Does that matter? I do think there might have been more of a connection for genuine fans, but in essence the show isn’t about Take That (or The Band) at all. It’s about friendship, lost youth, and moving on with life even when things don’t go to plan.

The performances are all real and distinctive, with two sets of actors playing each character: young and middle-aged. The lead character of Rachel is played by Kym Marsh and her real-life daughter Emilie Cunliffe, both of whom are gloriously down-to-Earth and instantly likeable.

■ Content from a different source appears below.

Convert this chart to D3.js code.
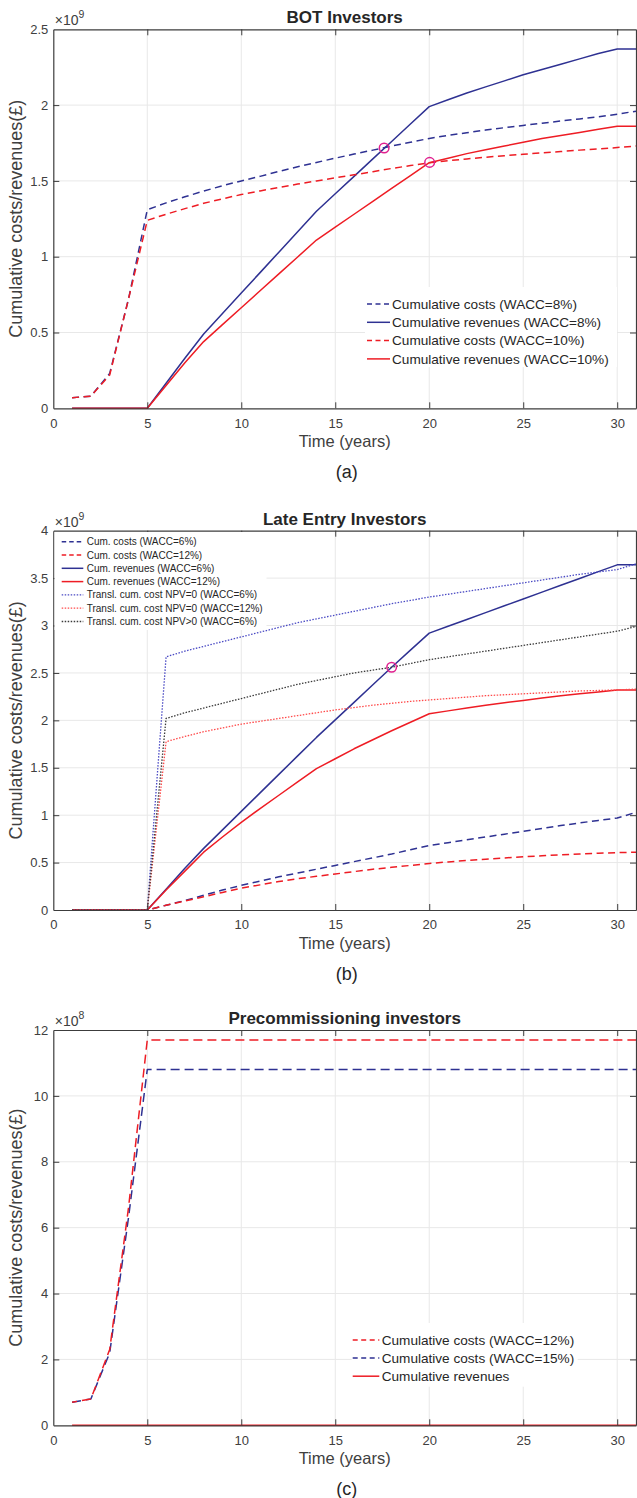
<!DOCTYPE html>
<html>
<head>
<meta charset="utf-8">
<script src="https://cdn.jsdelivr.net/npm/d3@7"></script>
<style>
  html, body { margin: 0; padding: 0; background: #fff; }
  svg { display: block; font-family: "Liberation Sans", Arial, Helvetica, sans-serif; }
</style>
</head>
<body>
<svg id="chart" width="637" height="1498"></svg>
<script>
// ---------------- DATA ----------------
const years = d3.range(1, 32); // 1..31
const xTicks = [0, 5, 10, 15, 20, 25, 30];

// Panel (a) BOT Investors, values in 1e9 GBP
const aTicks = [0, 0.5, 1, 1.5, 2, 2.5];
const aCostW8 = [0.07,0.08,0.23,0.72,1.31,1.355,1.395,1.433,1.468,1.50,1.53,1.563,1.593,1.622,1.65,1.677,1.703,1.73,1.755,1.78,1.80,1.818,1.835,1.851,1.866,1.881,1.895,1.909,1.922,1.94,1.96];
const aRevW8  = [0,0,0,0,0,0.165,0.33,0.49,0.625,0.76,0.895,1.03,1.165,1.30,1.415,1.53,1.645,1.76,1.875,1.99,2.035,2.08,2.12,2.16,2.20,2.235,2.27,2.305,2.34,2.37,2.37];
const aCostW10 = [0.07,0.08,0.22,0.72,1.24,1.28,1.317,1.352,1.382,1.41,1.434,1.457,1.479,1.50,1.52,1.54,1.561,1.582,1.601,1.62,1.633,1.645,1.656,1.666,1.676,1.685,1.694,1.703,1.711,1.72,1.73];
const aRevW10  = [0,0,0,0,0,0.15,0.30,0.44,0.552,0.663,0.775,0.887,0.998,1.11,1.195,1.28,1.365,1.45,1.535,1.62,1.65,1.68,1.705,1.73,1.755,1.78,1.80,1.82,1.84,1.86,1.86];
const aMarkX = [17.6, 20.02];
const aMarkY = [1.717, 1.622];
const aLegend = ["Cumulative costs (WACC=8%)", "Cumulative revenues (WACC=8%)", "Cumulative costs (WACC=10%)", "Cumulative revenues (WACC=10%)"];

// Panel (b) Late Entry Investors, values in 1e9 GBP
const bTicks = [0, 0.5, 1, 1.5, 2, 2.5, 3, 3.5, 4];
const bCostW6  = [0,0,0,0,0,0.05,0.10,0.155,0.21,0.26,0.305,0.35,0.39,0.43,0.47,0.51,0.55,0.59,0.635,0.68,0.71,0.74,0.77,0.80,0.83,0.86,0.89,0.918,0.945,0.97,1.03];
const bCostW12 = [0,0,0,0,0,0.05,0.095,0.14,0.185,0.23,0.265,0.30,0.33,0.355,0.38,0.405,0.43,0.45,0.47,0.49,0.507,0.522,0.536,0.549,0.561,0.572,0.582,0.591,0.599,0.605,0.61];
const bRevW6   = [0,0,0,0,0,0.22,0.44,0.65,0.845,1.04,1.235,1.43,1.625,1.82,2.005,2.19,2.375,2.56,2.74,2.92,2.992,3.064,3.136,3.208,3.28,3.352,3.424,3.496,3.568,3.64,3.64];
const bRevW12  = [0,0,0,0,0,0.21,0.41,0.61,0.77,0.925,1.07,1.21,1.35,1.49,1.595,1.70,1.795,1.89,1.98,2.07,2.10,2.13,2.16,2.185,2.21,2.235,2.26,2.28,2.30,2.32,2.32];
const bTranslNpv0W6  = [0,0,0,0,0,2.67,2.73,2.78,2.83,2.88,2.93,2.98,3.03,3.07,3.11,3.15,3.19,3.23,3.265,3.30,3.33,3.36,3.39,3.42,3.45,3.48,3.51,3.54,3.565,3.59,3.65];
const bTranslNpv0W12 = [0,0,0,0,0,1.775,1.83,1.88,1.92,1.96,1.99,2.02,2.05,2.08,2.11,2.135,2.16,2.18,2.20,2.215,2.23,2.245,2.26,2.27,2.28,2.29,2.30,2.31,2.315,2.32,2.33];
const bTranslNpvPosW6 = [0,0,0,0,0,2.02,2.08,2.13,2.18,2.23,2.28,2.33,2.38,2.42,2.46,2.50,2.53,2.56,2.60,2.64,2.67,2.70,2.73,2.76,2.79,2.82,2.85,2.88,2.91,2.94,2.99];
const bMarkX = [18.0];
const bMarkY = [2.56];
const bLegend = ["Cum. costs (WACC=6%)", "Cum. costs (WACC=12%)", "Cum. revenues (WACC=6%)", "Cum. revenues (WACC=12%)",
  "Transl. cum. cost NPV=0 (WACC=6%)", "Transl. cum. cost NPV=0 (WACC=12%)", "Transl. cum. cost NPV>0 (WACC=6%)"];

// Panel (c) Precommissioning investors, values in 1e8 GBP
const cTicks = [0, 2, 4, 6, 8, 10, 12];
const cCostW12 = [0.7,0.8,2.3,6.6,11.7,11.7,11.7,11.7,11.7,11.7,11.7,11.7,11.7,11.7,11.7,11.7,11.7,11.7,11.7,11.7,11.7,11.7,11.7,11.7,11.7,11.7,11.7,11.7,11.7,11.7,11.7];
const cCostW15 = [0.7,0.8,2.2,6.3,10.8,10.8,10.8,10.8,10.8,10.8,10.8,10.8,10.8,10.8,10.8,10.8,10.8,10.8,10.8,10.8,10.8,10.8,10.8,10.8,10.8,10.8,10.8,10.8,10.8,10.8,10.8];
const cRev = [0,0,0,0,0,0,0,0,0,0,0,0,0,0,0,0,0,0,0,0,0,0,0,0,0,0,0,0,0,0,0];
const cLegend = ["Cumulative costs (WACC=12%)", "Cumulative costs (WACC=15%)", "Cumulative revenues"];

// ---------------- STYLE ----------------
const BLUE = "#2e3192", RED = "#ee1c24", BLUE_DOT = "#4a4ac4", RED_DOT = "#ff4a4a", BLACK_DOT = "#3a3a3a", MAG = "#e0208f";
const AX = "#3c3c3c", TXT = "#404040", GRID = "#e8e8e8";
const L = 53.3, R = 636;

const svg = d3.select("#chart");

function drawPanel(p) {
  const g = svg.append("g");
  const x = d3.scaleLinear().domain([0, 31]).range([L, R]);
  const y = d3.scaleLinear().domain([0, p.ymax]).range([p.bottom, p.top]);

  // grid
  g.append("g").selectAll("line").data(xTicks.filter(d => d > 0)).join("line")
    .attr("x1", d => x(d)).attr("x2", d => x(d)).attr("y1", p.top).attr("y2", p.bottom)
    .attr("stroke", GRID).attr("stroke-width", 1);
  g.append("g").selectAll("line").data(p.yTicks.filter(d => d > 0 && d < p.ymax)).join("line")
    .attr("x1", L).attr("x2", R).attr("y1", d => y(d)).attr("y2", d => y(d))
    .attr("stroke", GRID).attr("stroke-width", 1);

  // series
  const line = d3.line().x((d, i) => x(years[i])).y(d => y(d));
  p.series.forEach(s => {
    g.append("path").datum(s.values).attr("d", line)
      .attr("fill", "none").attr("stroke", s.color).attr("stroke-width", s.width || 1.5)
      .attr("stroke-dasharray", s.dash || null).attr("stroke-dashoffset", s.offset || 0)
      .attr("stroke-linejoin", "round");
  });

  // markers
  if (p.marks) {
    g.append("g").selectAll("circle").data(p.marks.x).join("circle")
      .attr("cx", d => x(d)).attr("cy", (d, i) => y(p.marks.y[i])).attr("r", 4.8)
      .attr("fill", "none").attr("stroke", MAG).attr("stroke-width", 1.5);
  }

  // axes
  const fmt = d3.format("~g");
  const bx = g.append("g").attr("transform", `translate(0,${p.bottom})`)
    .call(d3.axisBottom(x).tickValues(xTicks).tickSize(-6).tickSizeOuter(0).tickPadding(10).tickFormat(fmt));
  const tx = g.append("g").attr("transform", `translate(0,${p.top})`)
    .call(d3.axisTop(x).tickValues(xTicks).tickSize(-6).tickSizeOuter(0).tickFormat(""));
  const ly = g.append("g").attr("transform", `translate(${L},0)`)
    .call(d3.axisLeft(y).tickValues(p.yTicks).tickSize(-6).tickSizeOuter(0).tickPadding(5).tickFormat(fmt));
  const ry = g.append("g").attr("transform", `translate(${R},0)`)
    .call(d3.axisRight(y).tickValues(p.yTicks).tickSize(-6).tickSizeOuter(0).tickFormat(""));
  [bx, tx, ly, ry].forEach(a => {
    a.select(".domain").attr("stroke", AX).attr("stroke-width", 1.2);
    a.selectAll(".tick line").attr("stroke", AX).attr("stroke-width", 1);
    a.selectAll(".tick text").attr("fill", TXT).style("font-size", "13px")
      .style("font-family", '"Liberation Sans", Arial, sans-serif');
  });
  bx.selectAll(".tick").filter(d => d === 0).select("line").remove();
  tx.selectAll(".tick").filter(d => d === 0).select("line").remove();
  ly.selectAll(".tick").filter(d => d === 0 || d === p.ymax).select("line").remove();
  ry.selectAll(".tick").filter(d => d === 0 || d === p.ymax).select("line").remove();

  // exponent
  const ex = g.append("text").attr("x", L + 1.5).attr("y", p.top - 4).attr("fill", TXT)
    .style("font-size", "14px");
  ex.append("tspan").text("\u00d710");
  ex.append("tspan").attr("dy", -7).style("font-size", "10.5px").text(p.exp);

  // title
  g.append("text").attr("x", (L + R) / 2).attr("y", p.top - 6).attr("text-anchor", "middle")
    .attr("fill", "#262626").style("font-size", "17px").style("font-weight", "bold").text(p.title);

  // x label
  g.append("text").attr("x", (L + R) / 2).attr("y", p.bottom + 38.5).attr("text-anchor", "middle")
    .attr("fill", TXT).style("font-size", "16.5px").text("Time (years)");
  // caption
  g.append("text").attr("x", (L + R) / 2 + 2).attr("y", p.bottom + 69.5).attr("text-anchor", "middle")
    .attr("fill", "#262626").style("font-size", "18px").text(p.caption);
  // y label
  g.append("text").attr("transform", `translate(21.5,${(p.top + p.bottom) / 2}) rotate(-90)`)
    .attr("text-anchor", "middle").attr("fill", TXT).style("font-size", "18px")
    .text("Cumulative costs/revenues(\u00a3)");

  // legend
  const lg = p.legend;
  const leg = g.append("g");
  leg.append("rect").attr("x", lg.box[0]).attr("y", lg.box[1]).attr("width", lg.box[2]).attr("height", lg.box[3])
    .attr("fill", "#fff");
  lg.items.forEach((it, i) => {
    const yy = lg.y0 + i * lg.dy;
    leg.append("line").attr("x1", lg.x1).attr("x2", lg.x2).attr("y1", yy).attr("y2", yy)
      .attr("stroke", it.color).attr("stroke-width", it.width || 1.5).attr("stroke-dasharray", it.dash || null);
    leg.append("text").attr("x", lg.tx).attr("y", yy).attr("dy", "0.35em").attr("fill", "#262626")
      .style("font-size", lg.fs + "px").text(it.label);
  });
}

// ---------------- PANELS ----------------
const DASH = "7,4.5", DOT = "1.5,1.5";

drawPanel({
  title: "BOT Investors", caption: "(a)", exp: "9",
  top: 29.3, bottom: 408.3, ymax: 2.5, yTicks: aTicks,
  series: [
    { values: aCostW8, color: BLUE, dash: DASH },
    { values: aRevW8, color: BLUE },
    { values: aCostW10, color: RED, dash: DASH },
    { values: aRevW10, color: RED }
  ],
  marks: { x: aMarkX, y: aMarkY },
  legend: {
    box: [365, 287, 252, 80], x1: 367, x2: 390, tx: 392, y0: 304, dy: 18.3, fs: 13.6,
    items: [
      { label: aLegend[0], color: BLUE, dash: "5,3.5" },
      { label: aLegend[1], color: BLUE },
      { label: aLegend[2], color: RED, dash: "5,3.5" },
      { label: aLegend[3], color: RED }
    ]
  }
});

drawPanel({
  title: "Late Entry Investors", caption: "(b)", exp: "9",
  top: 530.7, bottom: 910, ymax: 4, yTicks: bTicks,
  series: [
    { values: bCostW6, color: BLUE, dash: DASH },
    { values: bCostW12, color: RED, dash: DASH },
    { values: bRevW6, color: BLUE },
    { values: bRevW12, color: RED },
    { values: bTranslNpv0W6, color: BLUE_DOT, dash: DOT, width: 1.3 },
    { values: bTranslNpv0W12, color: RED_DOT, dash: DOT, width: 1.3 },
    { values: bTranslNpvPosW6, color: BLACK_DOT, dash: DOT, width: 1.3 }
  ],
  marks: { x: bMarkX, y: bMarkY },
  legend: {
    box: [54.5, 532, 212, 98], x1: 61.7, x2: 83.3, tx: 86.7, y0: 541.7, dy: 13.3, fs: 10,
    items: [
      { label: bLegend[0], color: BLUE, dash: "4.5,3" },
      { label: bLegend[1], color: RED, dash: "4.5,3" },
      { label: bLegend[2], color: BLUE },
      { label: bLegend[3], color: RED },
      { label: bLegend[4], color: BLUE_DOT, dash: DOT, width: 1.3 },
      { label: bLegend[5], color: RED_DOT, dash: DOT, width: 1.3 },
      { label: bLegend[6], color: BLACK_DOT, dash: DOT, width: 1.3 }
    ]
  }
});

drawPanel({
  title: "Precommissioning investors", caption: "(c)", exp: "8",
  top: 1030, bottom: 1425.3, ymax: 12, yTicks: cTicks,
  series: [
    { values: cCostW15, color: BLUE, dash: "9,5" },
    { values: cCostW12, color: RED, dash: "9,5", offset: 4 },
    { values: cRev, color: RED }
  ],
  legend: {
    box: [351.7, 1323, 226, 63.7], x1: 352.7, x2: 379.3, tx: 381.7, y0: 1340, dy: 18.1, fs: 13.6,
    items: [
      { label: cLegend[0], color: RED, dash: "5,3.5" },
      { label: cLegend[1], color: BLUE, dash: "5,3.5" },
      { label: cLegend[2], color: RED }
    ]
  }
});
</script>
</body>
</html>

Young Rachel is a rabid fan of The Band, and her lively friend Debbie (a show-stopping turn from Mary Moore) has just won a competition to see them in concert. Their three other close friends come along: feisty would-be fashion-designer Heather, aspiring Olympian Claire, and quiet, bookish Zoe.

Sadly, an unexpected tragedy following the gig means the friends lose touch as they grow older. Years later, Rachel wins another competition to see The Band – this time in Athens – which she uses as an opportunity to reconnect with her old friends.

The story is peppered with Take That songs throughout, well-performed by The Band members as a type of Greek chorus. This adds cheeky elements of fun and heaps of the aforementioned nostalgia: as a teenager in the 90s I couldn’t help but reminisce about where I was and how I felt when these songs were in the charts.

(Vickie and I squeezed each-other’s hands in recognition more than a few times throughout the show: sometimes because of old cultural references like Smash Hits and taping songs off the radio, and sometimes because a moving moment of friendship had reminded us of our own).

There are plenty of laughs, too. Alan Stocks is fabulous as ‘Every Dave’; a myriad of background characters who add sparks of humour throughout. Christopher D. Hunt is charming as Rachel’s partner ‘Maximum’ Jeff, and the banter between the girls – who really do share an unbreakable bond – is realistic and warm. Jamie-Rose Monk, who plays adult Claire, got the biggest cheer of the night for her charismatic-yet-vulnerable performance.

Come the finale, there was a sense that the entire audience was itching to get up on its feet and sing along… and as soon as we were told we could, we did! A rousing chorus of ‘Never Forget’ later, we spilled out of the theatre feeling happy and uplifted.